## Extracted material

==========

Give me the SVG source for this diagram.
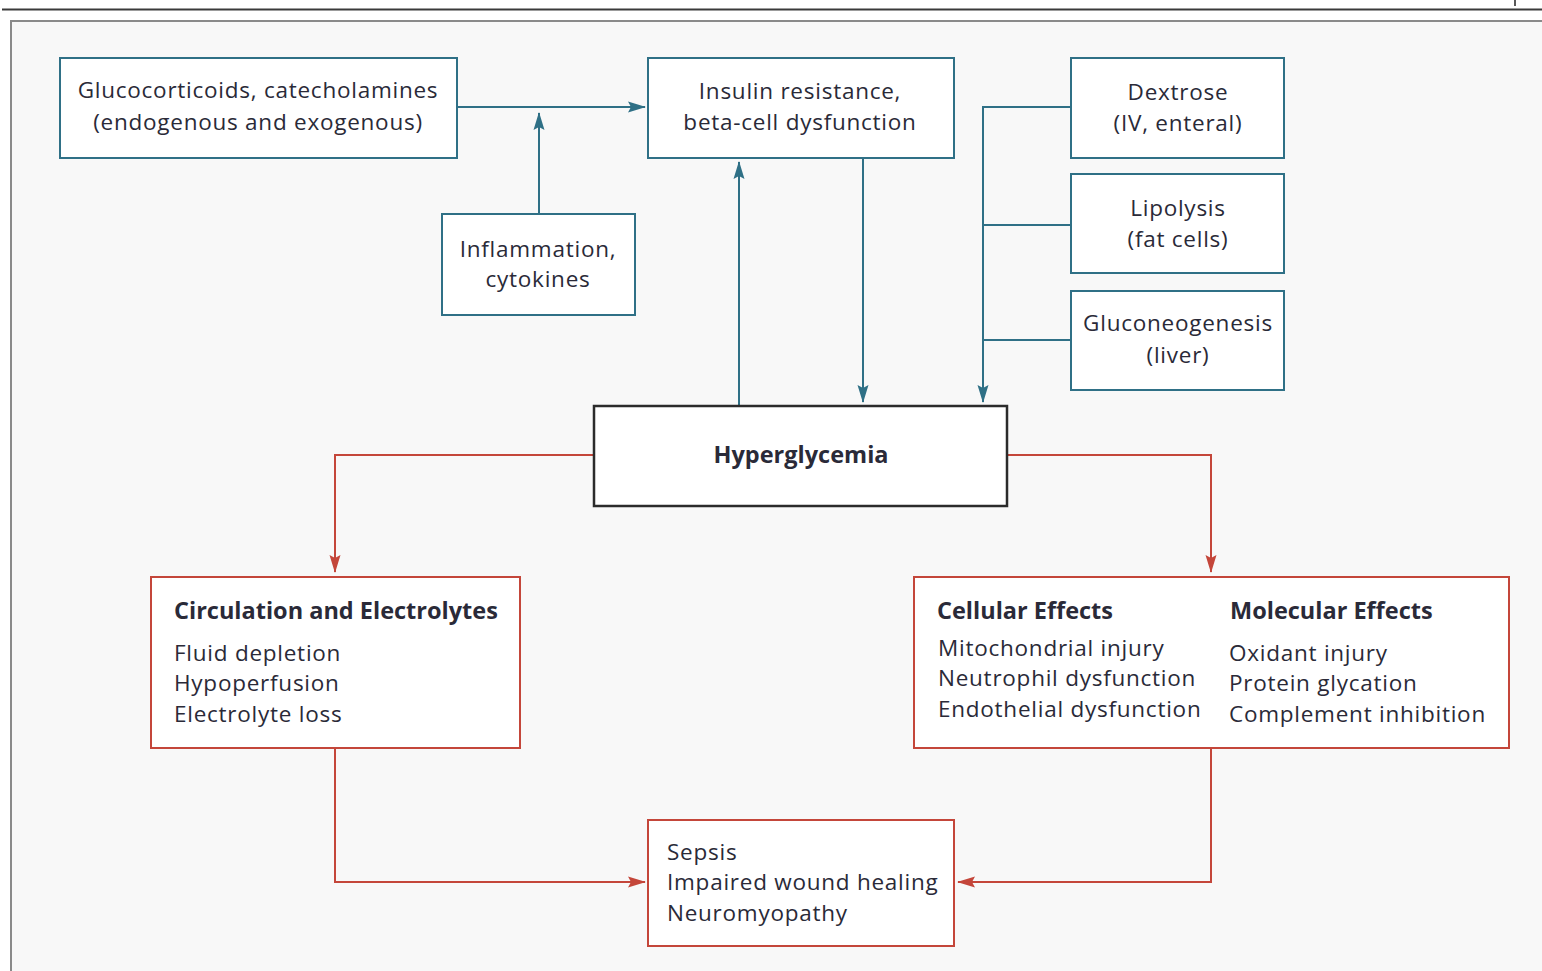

==========

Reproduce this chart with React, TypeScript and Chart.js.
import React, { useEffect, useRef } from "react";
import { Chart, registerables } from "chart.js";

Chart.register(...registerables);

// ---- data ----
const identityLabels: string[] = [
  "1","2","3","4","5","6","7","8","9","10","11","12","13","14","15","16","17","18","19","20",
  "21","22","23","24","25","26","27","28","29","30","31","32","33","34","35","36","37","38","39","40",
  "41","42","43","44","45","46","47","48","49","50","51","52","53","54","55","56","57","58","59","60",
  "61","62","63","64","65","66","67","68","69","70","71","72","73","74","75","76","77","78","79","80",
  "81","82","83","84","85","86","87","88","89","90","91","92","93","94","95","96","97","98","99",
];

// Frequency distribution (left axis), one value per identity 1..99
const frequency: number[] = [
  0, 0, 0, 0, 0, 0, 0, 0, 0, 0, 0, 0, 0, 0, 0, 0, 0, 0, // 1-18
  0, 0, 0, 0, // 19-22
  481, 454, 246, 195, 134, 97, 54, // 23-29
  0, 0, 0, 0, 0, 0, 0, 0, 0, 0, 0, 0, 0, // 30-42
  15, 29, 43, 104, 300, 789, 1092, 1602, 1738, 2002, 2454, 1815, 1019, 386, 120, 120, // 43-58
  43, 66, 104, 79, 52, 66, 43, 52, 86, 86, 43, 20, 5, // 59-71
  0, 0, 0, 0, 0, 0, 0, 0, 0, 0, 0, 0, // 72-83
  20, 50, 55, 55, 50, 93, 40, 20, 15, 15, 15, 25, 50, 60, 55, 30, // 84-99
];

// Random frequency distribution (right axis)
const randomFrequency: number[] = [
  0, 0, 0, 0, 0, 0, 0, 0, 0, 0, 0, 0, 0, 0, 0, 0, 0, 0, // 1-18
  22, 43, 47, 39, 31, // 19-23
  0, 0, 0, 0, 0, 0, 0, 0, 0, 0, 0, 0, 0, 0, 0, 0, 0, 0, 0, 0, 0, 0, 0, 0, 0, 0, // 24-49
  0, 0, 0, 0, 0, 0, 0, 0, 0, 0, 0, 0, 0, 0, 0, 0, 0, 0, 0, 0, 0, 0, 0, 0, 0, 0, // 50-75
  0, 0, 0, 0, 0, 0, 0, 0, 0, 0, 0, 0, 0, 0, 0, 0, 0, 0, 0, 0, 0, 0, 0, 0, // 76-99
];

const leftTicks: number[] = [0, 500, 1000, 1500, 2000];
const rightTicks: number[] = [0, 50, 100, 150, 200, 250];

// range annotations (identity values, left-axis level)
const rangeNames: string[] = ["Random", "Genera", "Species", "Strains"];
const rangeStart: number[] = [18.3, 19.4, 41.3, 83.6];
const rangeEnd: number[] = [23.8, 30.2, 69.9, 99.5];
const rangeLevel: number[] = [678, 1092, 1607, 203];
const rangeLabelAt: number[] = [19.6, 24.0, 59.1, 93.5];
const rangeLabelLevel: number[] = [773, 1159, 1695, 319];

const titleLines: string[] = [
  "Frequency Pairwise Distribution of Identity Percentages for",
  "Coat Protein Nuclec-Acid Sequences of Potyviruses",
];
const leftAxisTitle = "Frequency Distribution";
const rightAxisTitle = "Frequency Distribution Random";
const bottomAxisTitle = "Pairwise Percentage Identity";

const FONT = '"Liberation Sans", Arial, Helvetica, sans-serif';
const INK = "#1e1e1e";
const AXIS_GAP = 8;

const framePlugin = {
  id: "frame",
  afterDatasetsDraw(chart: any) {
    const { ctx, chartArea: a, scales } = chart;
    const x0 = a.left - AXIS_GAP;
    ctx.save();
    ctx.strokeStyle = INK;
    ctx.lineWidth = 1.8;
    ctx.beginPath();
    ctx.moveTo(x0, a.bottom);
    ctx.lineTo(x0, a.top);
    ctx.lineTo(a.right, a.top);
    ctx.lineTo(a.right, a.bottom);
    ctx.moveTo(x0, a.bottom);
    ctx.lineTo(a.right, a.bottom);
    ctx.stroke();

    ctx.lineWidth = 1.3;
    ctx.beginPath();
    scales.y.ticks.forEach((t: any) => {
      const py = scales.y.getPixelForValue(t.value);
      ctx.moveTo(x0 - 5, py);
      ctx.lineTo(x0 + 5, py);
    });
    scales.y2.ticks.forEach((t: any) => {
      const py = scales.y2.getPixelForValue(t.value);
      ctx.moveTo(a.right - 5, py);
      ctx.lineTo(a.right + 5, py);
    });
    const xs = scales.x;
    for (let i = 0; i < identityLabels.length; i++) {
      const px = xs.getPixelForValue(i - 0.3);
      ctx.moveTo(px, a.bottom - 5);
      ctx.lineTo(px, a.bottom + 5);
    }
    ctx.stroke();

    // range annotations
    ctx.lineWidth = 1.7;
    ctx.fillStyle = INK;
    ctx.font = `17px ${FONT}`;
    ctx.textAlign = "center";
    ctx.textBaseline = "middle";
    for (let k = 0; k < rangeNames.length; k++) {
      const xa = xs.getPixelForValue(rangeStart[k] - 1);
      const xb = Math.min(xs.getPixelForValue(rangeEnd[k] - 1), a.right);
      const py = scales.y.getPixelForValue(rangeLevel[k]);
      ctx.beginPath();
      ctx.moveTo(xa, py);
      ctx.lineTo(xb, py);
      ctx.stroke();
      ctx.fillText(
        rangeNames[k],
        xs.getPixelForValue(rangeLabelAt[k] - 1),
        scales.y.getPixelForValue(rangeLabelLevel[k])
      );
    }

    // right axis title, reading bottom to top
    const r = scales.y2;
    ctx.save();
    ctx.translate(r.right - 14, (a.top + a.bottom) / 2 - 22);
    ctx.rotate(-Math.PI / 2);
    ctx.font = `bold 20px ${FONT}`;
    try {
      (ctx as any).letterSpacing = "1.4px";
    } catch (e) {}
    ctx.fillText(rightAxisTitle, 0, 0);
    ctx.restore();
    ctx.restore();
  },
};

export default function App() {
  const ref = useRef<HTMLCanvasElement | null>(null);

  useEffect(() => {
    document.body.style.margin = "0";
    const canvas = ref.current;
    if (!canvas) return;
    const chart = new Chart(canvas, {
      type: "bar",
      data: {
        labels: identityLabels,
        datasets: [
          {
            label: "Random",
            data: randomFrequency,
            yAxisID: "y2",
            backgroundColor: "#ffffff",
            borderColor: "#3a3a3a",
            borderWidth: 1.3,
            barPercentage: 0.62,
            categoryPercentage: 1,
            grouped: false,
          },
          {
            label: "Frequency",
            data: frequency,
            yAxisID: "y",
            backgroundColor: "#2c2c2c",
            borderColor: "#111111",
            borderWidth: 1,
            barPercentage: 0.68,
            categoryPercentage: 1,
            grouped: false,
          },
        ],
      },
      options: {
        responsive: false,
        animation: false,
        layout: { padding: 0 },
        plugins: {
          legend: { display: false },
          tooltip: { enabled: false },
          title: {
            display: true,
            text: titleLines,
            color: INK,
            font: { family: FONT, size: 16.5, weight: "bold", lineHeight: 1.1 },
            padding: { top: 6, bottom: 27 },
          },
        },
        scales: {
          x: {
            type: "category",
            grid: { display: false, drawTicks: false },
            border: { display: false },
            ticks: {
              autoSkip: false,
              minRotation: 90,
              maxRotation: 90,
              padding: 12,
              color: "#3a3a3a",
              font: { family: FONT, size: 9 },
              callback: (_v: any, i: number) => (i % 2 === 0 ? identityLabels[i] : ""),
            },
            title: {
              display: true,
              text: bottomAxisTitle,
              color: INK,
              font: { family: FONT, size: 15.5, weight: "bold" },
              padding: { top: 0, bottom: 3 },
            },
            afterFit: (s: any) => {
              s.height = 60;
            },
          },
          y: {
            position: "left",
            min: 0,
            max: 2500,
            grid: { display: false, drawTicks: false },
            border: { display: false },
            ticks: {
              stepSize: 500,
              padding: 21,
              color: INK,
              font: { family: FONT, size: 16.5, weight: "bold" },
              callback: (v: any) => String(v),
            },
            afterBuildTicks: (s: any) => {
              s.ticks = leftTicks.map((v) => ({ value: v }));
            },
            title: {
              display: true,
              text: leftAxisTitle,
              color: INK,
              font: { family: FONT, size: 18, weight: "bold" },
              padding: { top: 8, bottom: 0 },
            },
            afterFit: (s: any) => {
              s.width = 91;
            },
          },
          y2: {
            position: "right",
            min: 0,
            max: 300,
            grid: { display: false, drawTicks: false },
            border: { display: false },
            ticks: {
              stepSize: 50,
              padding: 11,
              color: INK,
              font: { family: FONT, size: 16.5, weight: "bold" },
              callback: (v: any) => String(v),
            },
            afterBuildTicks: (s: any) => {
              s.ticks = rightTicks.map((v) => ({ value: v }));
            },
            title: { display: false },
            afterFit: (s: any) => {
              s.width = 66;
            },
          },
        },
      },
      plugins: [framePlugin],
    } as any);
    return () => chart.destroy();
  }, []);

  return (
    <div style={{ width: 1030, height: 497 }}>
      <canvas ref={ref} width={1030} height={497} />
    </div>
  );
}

==========

## Given exercise
Quote nothing but the lines that run from the line containing "Reproduce this chart" through the line containing "Chart.register(...registerables);", keeping both of them word for word.

## Solved problem
Reproduce this chart with React, TypeScript and Chart.js.
import React, { useEffect, useRef } from "react";
import { Chart, registerables } from "chart.js";

Chart.register(...registerables);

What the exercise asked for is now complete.